Tests Based on Intrinsic Priors for the Equality of Two Correlated Proportions

Correlated proportions arise in longitudinal (panel) studies. A typical example is the “opinion swing“ problem: “Has the proportion of people favoring a politician changed after his recent speech to the nation on TV?“ Because the same group of individuals is interviewed before and after the speech, the two proportions are correlated. A natural null hypothesis to be tested is whether the corresponding population proportions are equal. A standard Bayesian approach to this problem has already been considered in the literature, based on a Dirichlet prior for the cell probabilities of the underlying 2 × 2 table under the alternative hypothesis, together with an induced prior under the null. With a lack of specific prior information, a diffuse (e.g., uniform) distribution may be used.
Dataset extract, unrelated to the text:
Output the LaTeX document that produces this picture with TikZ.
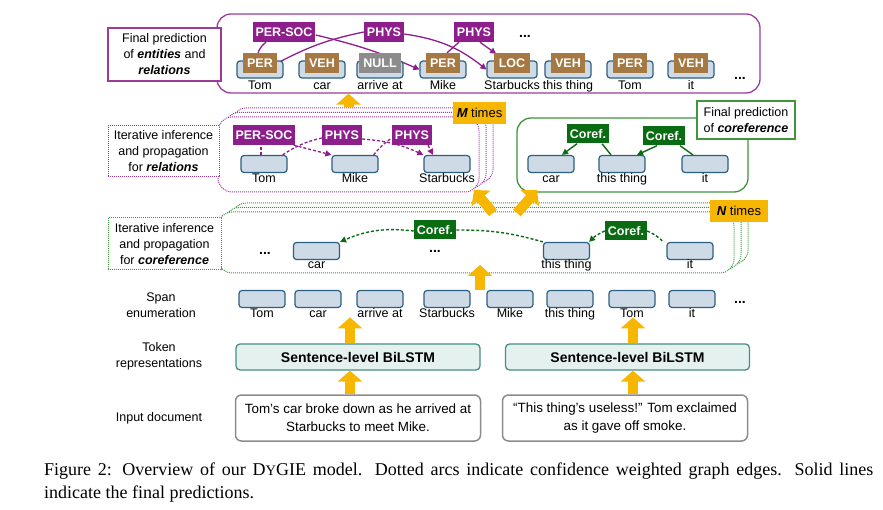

We claim that this approach is not satisfactory, because in a testing problem one should make sure that the prior under the alternative is adequately centered around the region specified by the null, in order to obtain a fairer comparison between the two hypotheses, especially when the data are in reasonable agreement with the null. Following an intrinsic prior methodology, we develop two strategies for the construction of a collection of objective priors increasingly peaked around the null. We provide a simple interpretation of their structure in terms of weighted imaginary sample scenarios. We illustrate our method by means of three examples, carrying out sensitivity analysis and providing comparison with existing results.